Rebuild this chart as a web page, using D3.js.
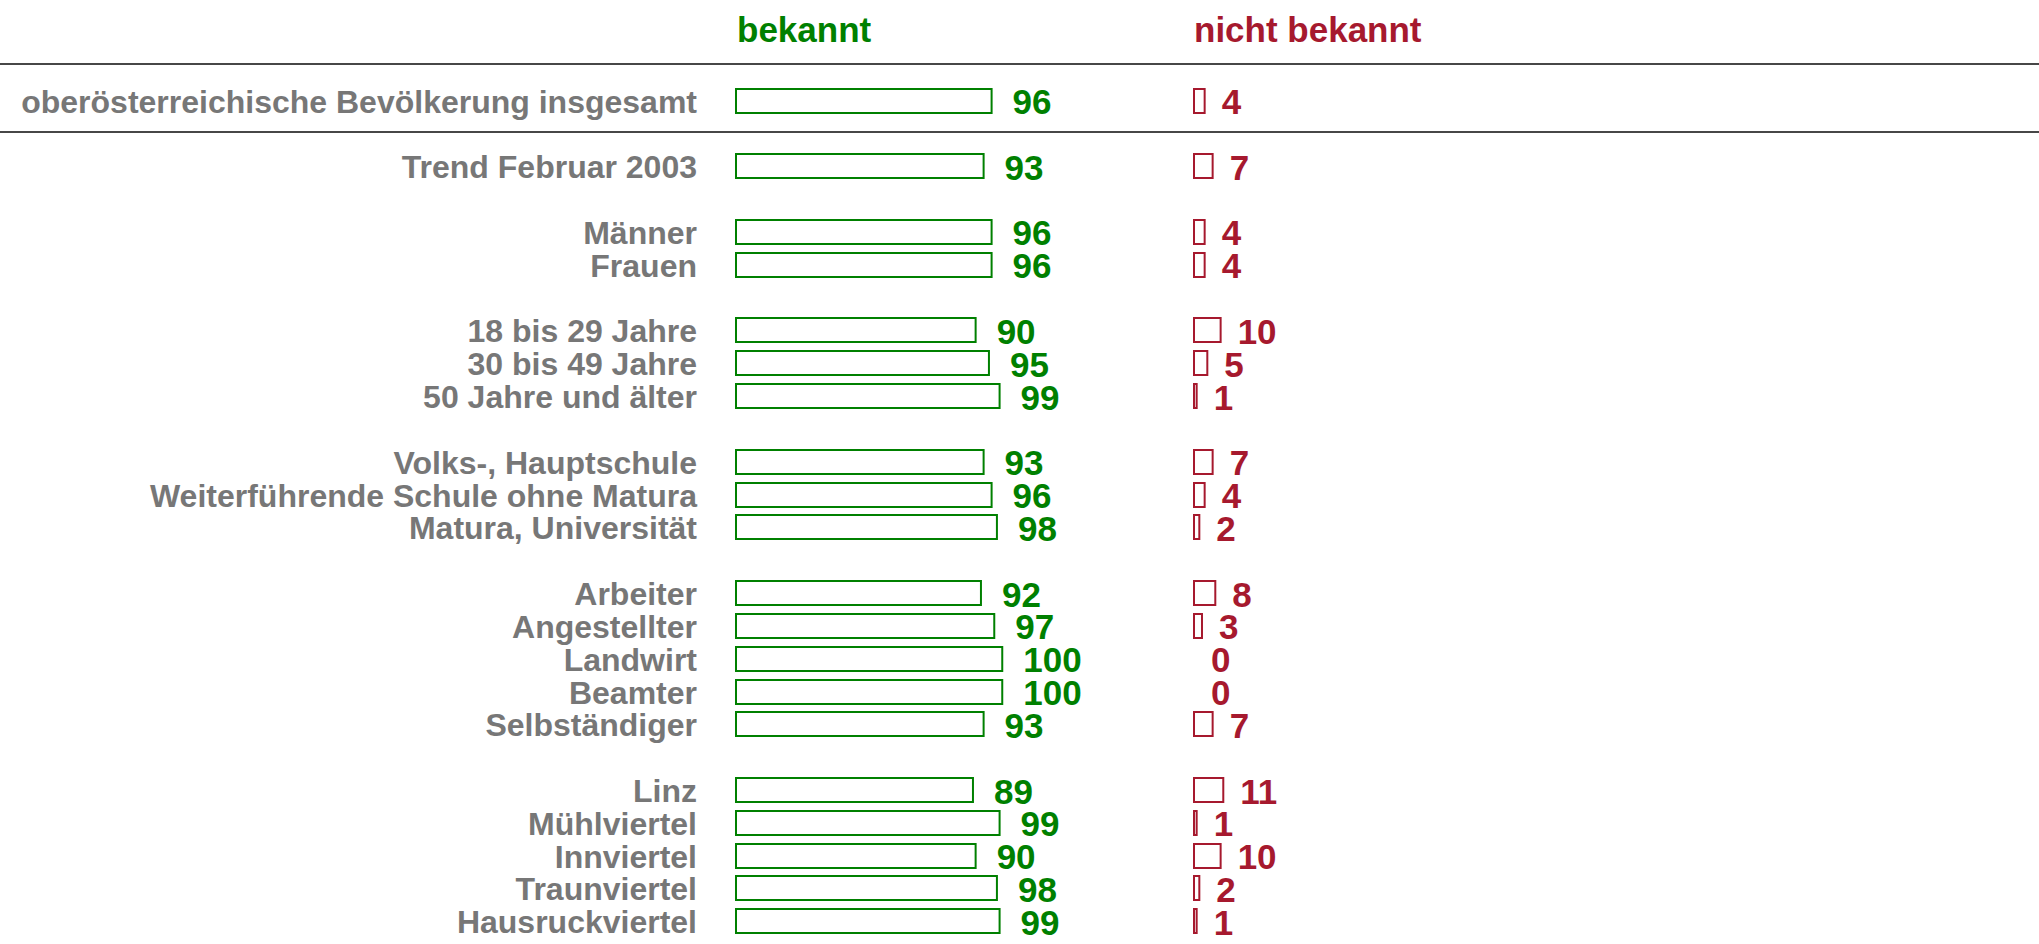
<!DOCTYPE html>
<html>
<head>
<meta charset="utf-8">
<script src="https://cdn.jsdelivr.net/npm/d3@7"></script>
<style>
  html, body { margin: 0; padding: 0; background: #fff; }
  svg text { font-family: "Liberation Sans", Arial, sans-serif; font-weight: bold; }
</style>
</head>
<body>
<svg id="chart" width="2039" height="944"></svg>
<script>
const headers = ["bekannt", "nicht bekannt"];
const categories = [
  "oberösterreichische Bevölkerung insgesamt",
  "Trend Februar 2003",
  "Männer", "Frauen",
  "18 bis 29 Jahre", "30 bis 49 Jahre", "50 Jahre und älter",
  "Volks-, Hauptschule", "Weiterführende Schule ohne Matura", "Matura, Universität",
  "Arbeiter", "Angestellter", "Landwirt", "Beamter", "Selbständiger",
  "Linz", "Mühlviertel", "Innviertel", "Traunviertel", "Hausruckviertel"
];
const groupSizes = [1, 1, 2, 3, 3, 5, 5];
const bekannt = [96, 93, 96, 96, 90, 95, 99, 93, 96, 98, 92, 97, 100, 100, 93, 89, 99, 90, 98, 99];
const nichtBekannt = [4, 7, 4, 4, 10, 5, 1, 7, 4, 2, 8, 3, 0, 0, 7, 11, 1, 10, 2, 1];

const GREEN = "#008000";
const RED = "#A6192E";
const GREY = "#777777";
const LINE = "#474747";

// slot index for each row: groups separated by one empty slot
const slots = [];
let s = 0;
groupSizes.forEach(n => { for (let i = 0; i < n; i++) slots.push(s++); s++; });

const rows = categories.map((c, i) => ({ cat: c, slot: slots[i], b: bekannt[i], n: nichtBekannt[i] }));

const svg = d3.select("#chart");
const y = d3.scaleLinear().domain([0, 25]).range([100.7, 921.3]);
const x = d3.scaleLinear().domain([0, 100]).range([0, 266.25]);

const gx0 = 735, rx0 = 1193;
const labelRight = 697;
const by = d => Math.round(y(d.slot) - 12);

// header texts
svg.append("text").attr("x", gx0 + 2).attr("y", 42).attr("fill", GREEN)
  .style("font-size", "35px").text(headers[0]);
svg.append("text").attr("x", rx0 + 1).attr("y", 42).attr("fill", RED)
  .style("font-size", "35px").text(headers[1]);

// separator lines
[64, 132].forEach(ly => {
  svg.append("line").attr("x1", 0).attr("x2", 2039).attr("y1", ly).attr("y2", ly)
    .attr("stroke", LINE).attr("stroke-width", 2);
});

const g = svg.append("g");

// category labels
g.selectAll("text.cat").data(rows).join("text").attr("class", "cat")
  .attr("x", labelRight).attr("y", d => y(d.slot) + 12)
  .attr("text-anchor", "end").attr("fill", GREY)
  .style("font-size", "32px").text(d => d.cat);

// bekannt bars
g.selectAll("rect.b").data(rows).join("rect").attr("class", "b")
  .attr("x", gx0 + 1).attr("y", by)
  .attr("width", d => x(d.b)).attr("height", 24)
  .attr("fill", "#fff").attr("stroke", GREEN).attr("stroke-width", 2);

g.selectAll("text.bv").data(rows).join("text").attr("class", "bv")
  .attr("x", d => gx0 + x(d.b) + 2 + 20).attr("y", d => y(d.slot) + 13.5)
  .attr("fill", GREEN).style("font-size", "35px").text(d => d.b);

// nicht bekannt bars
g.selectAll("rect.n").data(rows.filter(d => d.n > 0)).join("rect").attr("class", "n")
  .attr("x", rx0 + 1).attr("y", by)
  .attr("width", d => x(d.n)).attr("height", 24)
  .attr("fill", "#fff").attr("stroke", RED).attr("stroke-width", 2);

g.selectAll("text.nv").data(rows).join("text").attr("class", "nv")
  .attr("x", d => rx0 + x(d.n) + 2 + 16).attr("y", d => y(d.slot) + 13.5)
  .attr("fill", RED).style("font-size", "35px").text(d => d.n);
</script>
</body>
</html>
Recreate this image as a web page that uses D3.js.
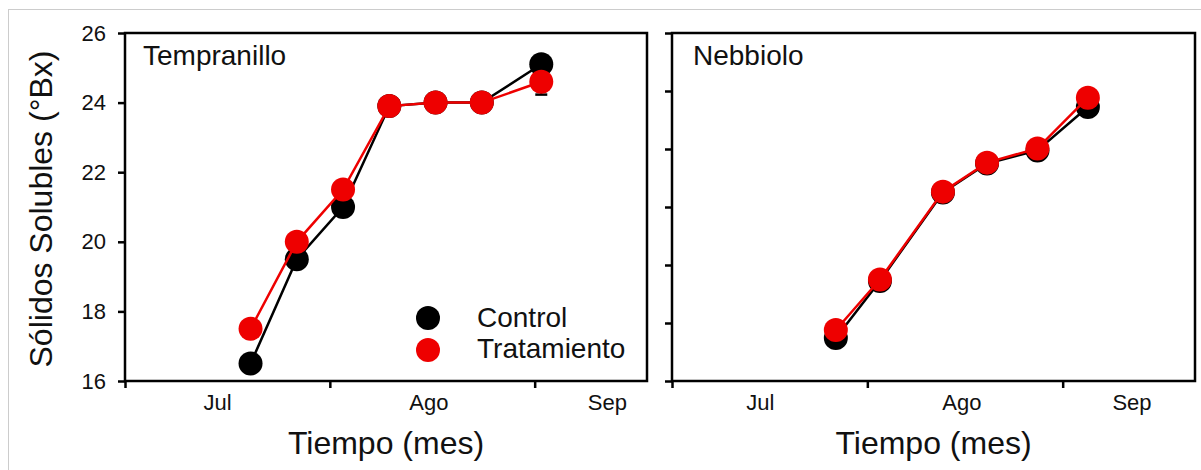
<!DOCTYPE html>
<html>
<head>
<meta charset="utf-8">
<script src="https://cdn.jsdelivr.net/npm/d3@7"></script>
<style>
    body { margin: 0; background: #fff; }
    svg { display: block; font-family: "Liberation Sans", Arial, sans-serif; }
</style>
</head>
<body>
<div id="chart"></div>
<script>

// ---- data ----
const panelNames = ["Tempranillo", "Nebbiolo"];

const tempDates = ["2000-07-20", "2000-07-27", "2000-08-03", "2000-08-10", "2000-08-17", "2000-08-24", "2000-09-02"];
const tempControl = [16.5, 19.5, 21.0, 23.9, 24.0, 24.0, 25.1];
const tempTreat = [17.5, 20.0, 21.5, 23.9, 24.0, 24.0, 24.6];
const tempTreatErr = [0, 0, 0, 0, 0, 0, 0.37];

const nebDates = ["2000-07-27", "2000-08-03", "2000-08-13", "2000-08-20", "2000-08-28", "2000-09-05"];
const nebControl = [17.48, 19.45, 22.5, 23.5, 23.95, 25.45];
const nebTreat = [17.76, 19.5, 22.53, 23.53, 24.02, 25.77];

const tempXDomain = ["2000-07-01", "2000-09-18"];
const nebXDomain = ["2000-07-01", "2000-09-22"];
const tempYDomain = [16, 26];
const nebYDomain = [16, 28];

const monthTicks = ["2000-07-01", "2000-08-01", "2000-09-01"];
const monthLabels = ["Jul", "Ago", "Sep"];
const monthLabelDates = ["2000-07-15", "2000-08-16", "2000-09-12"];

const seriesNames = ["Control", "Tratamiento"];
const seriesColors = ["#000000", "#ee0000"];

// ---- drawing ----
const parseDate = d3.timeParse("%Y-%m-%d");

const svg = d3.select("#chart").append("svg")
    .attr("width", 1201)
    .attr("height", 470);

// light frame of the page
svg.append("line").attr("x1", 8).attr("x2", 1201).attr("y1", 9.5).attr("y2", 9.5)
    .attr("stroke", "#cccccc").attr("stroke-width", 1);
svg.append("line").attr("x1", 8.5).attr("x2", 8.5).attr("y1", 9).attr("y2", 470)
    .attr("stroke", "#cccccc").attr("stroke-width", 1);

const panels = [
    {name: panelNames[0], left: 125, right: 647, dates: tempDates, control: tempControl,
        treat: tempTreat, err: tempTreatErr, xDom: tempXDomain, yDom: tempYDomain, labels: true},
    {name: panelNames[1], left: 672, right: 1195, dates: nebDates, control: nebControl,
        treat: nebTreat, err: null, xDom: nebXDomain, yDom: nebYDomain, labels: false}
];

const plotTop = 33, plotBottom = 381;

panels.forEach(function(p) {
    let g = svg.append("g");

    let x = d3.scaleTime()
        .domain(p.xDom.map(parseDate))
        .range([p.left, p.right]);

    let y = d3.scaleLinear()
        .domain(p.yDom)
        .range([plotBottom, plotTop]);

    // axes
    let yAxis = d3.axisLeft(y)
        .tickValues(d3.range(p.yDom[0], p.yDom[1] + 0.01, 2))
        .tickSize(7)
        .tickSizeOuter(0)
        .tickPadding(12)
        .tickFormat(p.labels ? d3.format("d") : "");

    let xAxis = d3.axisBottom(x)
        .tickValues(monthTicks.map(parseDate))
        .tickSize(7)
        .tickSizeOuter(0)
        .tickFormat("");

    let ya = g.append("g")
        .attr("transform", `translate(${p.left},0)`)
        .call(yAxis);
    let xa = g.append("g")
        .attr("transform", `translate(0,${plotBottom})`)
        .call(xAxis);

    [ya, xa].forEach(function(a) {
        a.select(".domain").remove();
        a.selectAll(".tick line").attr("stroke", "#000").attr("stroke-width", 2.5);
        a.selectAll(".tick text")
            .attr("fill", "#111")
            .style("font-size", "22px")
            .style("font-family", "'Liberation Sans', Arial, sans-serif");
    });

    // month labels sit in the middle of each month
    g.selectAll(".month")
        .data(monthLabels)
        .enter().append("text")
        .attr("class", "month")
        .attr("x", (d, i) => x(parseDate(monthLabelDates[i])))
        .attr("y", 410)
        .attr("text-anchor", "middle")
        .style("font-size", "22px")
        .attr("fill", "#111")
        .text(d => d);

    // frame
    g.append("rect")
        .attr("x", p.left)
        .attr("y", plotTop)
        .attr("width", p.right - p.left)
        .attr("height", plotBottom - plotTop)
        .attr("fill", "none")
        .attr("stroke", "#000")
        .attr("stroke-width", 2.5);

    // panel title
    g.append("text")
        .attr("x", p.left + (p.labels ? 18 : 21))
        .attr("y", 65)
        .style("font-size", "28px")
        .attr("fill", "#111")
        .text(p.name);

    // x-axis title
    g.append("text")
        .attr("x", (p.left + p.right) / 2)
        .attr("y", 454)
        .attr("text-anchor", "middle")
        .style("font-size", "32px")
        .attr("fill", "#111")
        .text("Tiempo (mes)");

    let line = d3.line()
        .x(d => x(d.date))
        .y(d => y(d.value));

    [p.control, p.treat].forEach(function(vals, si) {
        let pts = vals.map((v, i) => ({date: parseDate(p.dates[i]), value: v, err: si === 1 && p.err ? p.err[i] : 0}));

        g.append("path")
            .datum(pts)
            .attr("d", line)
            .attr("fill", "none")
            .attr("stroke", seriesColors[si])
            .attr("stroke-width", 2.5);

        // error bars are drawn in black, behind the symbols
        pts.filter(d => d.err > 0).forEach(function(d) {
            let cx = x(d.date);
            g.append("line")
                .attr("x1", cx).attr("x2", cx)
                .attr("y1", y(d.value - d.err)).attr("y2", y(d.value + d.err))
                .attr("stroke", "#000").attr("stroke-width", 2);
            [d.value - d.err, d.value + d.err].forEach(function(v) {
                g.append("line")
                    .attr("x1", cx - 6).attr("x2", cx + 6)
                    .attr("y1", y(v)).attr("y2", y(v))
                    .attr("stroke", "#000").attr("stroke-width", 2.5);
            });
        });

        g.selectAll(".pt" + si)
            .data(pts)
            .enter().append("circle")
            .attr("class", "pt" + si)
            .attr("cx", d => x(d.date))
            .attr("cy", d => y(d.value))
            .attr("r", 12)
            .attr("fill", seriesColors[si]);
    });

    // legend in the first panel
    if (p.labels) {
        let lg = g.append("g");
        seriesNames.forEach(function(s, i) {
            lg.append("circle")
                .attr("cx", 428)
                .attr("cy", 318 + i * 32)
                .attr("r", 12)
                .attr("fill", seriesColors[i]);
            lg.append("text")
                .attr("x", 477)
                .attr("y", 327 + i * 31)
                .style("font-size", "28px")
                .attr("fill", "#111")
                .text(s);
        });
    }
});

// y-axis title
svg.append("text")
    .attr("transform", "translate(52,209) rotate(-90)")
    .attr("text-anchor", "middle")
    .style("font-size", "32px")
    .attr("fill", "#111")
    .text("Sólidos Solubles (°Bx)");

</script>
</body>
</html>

==================================================

Set exercise
Repeat the lines above, starting at the first and stopping after the line that holds "1, 10, 2, 1];", with the pictures left out.

Exercise solution
Rebuild this chart as a web page, using D3.js.
<!DOCTYPE html>
<html>
<head>
<meta charset="utf-8">
<script src="https://cdn.jsdelivr.net/npm/d3@7"></script>
<style>
  html, body { margin: 0; padding: 0; background: #fff; }
  svg text { font-family: "Liberation Sans", Arial, sans-serif; font-weight: bold; }
</style>
</head>
<body>
<svg id="chart" width="2039" height="944"></svg>
<script>
const headers = ["bekannt", "nicht bekannt"];
const categories = [
  "oberösterreichische Bevölkerung insgesamt",
  "Trend Februar 2003",
  "Männer", "Frauen",
  "18 bis 29 Jahre", "30 bis 49 Jahre", "50 Jahre und älter",
  "Volks-, Hauptschule", "Weiterführende Schule ohne Matura", "Matura, Universität",
  "Arbeiter", "Angestellter", "Landwirt", "Beamter", "Selbständiger",
  "Linz", "Mühlviertel", "Innviertel", "Traunviertel", "Hausruckviertel"
];
const groupSizes = [1, 1, 2, 3, 3, 5, 5];
const bekannt = [96, 93, 96, 96, 90, 95, 99, 93, 96, 98, 92, 97, 100, 100, 93, 89, 99, 90, 98, 99];
const nichtBekannt = [4, 7, 4, 4, 10, 5, 1, 7, 4, 2, 8, 3, 0, 0, 7, 11, 1, 10, 2, 1];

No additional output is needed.